(Data listing)
*****
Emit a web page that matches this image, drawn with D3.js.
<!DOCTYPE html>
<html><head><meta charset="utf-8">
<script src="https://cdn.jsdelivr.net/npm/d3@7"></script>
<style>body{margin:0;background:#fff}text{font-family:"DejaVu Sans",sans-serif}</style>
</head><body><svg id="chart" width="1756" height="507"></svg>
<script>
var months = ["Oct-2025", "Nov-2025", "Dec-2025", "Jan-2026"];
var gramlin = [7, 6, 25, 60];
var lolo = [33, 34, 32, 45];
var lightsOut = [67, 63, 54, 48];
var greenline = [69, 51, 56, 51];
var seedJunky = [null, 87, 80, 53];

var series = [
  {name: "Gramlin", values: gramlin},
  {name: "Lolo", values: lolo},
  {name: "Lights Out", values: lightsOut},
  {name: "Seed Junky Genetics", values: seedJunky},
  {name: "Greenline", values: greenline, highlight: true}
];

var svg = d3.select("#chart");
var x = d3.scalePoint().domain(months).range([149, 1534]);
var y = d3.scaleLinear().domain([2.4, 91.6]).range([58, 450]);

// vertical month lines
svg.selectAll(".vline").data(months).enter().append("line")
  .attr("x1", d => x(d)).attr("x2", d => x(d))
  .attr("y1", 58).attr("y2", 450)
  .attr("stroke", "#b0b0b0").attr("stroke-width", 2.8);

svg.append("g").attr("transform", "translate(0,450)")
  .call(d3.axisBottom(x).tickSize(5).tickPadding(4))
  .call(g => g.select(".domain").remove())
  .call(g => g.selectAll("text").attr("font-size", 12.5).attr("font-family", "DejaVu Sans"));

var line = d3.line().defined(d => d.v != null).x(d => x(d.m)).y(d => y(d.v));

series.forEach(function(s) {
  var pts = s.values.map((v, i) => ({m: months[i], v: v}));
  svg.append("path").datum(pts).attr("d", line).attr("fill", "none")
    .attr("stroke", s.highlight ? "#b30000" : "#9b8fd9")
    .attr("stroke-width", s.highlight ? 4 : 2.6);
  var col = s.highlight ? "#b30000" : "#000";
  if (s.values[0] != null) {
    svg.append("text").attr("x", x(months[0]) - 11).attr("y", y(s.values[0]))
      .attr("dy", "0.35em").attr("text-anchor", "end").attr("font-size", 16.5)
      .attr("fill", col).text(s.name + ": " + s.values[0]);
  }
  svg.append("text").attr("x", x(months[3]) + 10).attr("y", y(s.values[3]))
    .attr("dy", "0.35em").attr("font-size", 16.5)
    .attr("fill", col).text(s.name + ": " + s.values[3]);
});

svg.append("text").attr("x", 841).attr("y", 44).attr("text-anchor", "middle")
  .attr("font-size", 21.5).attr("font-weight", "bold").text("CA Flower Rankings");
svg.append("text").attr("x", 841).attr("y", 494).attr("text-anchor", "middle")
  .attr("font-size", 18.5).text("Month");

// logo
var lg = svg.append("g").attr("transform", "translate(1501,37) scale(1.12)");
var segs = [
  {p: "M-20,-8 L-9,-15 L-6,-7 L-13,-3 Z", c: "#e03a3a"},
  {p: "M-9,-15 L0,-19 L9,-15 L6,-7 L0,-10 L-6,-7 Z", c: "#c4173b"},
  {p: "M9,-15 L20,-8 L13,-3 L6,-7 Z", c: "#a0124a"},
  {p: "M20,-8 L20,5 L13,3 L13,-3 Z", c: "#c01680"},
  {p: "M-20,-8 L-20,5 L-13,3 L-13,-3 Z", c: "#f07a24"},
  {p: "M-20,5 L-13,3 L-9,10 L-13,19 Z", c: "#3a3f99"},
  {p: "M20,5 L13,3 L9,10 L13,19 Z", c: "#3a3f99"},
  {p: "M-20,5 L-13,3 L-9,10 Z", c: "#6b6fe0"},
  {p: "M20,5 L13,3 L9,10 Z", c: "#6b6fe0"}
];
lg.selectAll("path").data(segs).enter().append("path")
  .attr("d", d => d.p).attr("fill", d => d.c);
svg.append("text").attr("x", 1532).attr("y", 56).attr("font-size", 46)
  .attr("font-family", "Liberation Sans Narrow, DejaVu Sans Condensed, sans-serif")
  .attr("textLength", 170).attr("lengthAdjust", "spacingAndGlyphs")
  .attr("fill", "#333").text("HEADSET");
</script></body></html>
*****
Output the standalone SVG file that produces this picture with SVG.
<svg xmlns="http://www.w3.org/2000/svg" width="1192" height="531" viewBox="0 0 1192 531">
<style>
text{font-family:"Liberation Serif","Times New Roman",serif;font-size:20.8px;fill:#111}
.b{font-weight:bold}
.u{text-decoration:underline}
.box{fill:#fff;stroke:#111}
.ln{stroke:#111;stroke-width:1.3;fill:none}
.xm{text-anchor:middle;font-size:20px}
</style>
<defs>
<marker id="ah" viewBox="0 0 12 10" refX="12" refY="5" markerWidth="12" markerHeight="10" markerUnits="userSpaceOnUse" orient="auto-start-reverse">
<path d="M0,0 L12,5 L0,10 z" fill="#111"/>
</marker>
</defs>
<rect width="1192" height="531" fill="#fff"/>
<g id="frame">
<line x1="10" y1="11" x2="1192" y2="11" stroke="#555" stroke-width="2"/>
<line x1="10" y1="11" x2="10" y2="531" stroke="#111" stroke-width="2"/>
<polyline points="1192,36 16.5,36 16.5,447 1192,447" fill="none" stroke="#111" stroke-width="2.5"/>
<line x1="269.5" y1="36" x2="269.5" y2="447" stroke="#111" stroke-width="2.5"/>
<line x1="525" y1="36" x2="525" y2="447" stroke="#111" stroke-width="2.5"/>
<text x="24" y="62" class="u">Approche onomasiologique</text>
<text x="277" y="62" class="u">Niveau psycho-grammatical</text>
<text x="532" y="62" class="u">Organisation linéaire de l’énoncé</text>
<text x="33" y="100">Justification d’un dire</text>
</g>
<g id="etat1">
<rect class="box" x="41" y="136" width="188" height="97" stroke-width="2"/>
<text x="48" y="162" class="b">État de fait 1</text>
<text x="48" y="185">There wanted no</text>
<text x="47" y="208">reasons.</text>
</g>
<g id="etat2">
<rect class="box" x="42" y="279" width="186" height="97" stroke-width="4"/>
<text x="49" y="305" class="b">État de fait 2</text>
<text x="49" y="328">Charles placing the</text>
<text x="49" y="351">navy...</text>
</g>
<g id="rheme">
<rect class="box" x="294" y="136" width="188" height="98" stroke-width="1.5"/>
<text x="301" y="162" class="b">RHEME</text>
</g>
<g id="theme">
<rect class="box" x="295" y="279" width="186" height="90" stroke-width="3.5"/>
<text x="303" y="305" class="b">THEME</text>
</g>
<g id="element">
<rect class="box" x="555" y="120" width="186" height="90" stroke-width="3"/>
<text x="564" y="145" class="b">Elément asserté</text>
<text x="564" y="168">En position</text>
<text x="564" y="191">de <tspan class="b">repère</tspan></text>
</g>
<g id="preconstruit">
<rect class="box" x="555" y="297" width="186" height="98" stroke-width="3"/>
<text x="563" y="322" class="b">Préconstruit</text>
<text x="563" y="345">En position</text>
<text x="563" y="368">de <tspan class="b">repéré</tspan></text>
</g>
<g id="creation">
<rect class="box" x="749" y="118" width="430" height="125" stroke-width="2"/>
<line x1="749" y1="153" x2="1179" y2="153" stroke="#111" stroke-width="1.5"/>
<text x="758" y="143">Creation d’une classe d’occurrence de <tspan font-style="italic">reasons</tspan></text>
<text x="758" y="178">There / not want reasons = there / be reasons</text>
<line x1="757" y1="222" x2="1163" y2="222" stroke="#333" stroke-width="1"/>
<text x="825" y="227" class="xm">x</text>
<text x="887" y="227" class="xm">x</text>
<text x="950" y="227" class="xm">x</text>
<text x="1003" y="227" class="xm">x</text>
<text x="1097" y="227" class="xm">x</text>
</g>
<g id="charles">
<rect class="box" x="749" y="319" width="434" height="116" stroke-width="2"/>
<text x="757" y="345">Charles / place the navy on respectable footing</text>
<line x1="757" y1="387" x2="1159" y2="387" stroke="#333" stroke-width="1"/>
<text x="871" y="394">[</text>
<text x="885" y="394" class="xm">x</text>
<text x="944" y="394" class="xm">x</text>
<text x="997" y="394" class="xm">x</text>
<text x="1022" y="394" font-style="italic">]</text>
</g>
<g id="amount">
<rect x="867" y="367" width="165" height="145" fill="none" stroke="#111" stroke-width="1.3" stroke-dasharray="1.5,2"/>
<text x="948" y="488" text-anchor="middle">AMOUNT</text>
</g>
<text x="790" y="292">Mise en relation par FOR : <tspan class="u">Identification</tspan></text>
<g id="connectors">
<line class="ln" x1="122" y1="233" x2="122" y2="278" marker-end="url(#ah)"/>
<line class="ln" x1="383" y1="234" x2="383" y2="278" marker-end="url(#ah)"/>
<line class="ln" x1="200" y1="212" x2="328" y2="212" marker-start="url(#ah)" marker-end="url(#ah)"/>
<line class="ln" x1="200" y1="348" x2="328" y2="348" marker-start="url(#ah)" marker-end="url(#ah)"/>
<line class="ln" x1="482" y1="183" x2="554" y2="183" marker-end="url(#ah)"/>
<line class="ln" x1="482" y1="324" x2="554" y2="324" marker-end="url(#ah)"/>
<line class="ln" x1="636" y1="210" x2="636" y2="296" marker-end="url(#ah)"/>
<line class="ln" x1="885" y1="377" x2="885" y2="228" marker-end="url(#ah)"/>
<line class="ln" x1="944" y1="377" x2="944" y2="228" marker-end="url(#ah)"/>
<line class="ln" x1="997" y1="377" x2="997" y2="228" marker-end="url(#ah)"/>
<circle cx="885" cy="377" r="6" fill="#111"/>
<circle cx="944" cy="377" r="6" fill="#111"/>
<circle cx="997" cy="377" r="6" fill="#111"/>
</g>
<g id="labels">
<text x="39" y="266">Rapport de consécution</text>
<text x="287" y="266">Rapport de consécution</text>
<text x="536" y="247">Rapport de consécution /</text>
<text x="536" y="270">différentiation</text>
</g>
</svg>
*****
§ **STATED EXERCISE**
In the listing above, find the line with "Emit a web page" and the line with "var seedJunky = [null, 87, 80, 53];". Output those two lines and every line between them, exactly as written.

§ **EXERCISE OUTPUT**
Emit a web page that matches this image, drawn with D3.js.
<!DOCTYPE html>
<html><head><meta charset="utf-8">
<script src="https://cdn.jsdelivr.net/npm/d3@7"></script>
<style>body{margin:0;background:#fff}text{font-family:"DejaVu Sans",sans-serif}</style>
</head><body><svg id="chart" width="1756" height="507"></svg>
<script>
var months = ["Oct-2025", "Nov-2025", "Dec-2025", "Jan-2026"];
var gramlin = [7, 6, 25, 60];
var lolo = [33, 34, 32, 45];
var lightsOut = [67, 63, 54, 48];
var greenline = [69, 51, 56, 51];
var seedJunky = [null, 87, 80, 53];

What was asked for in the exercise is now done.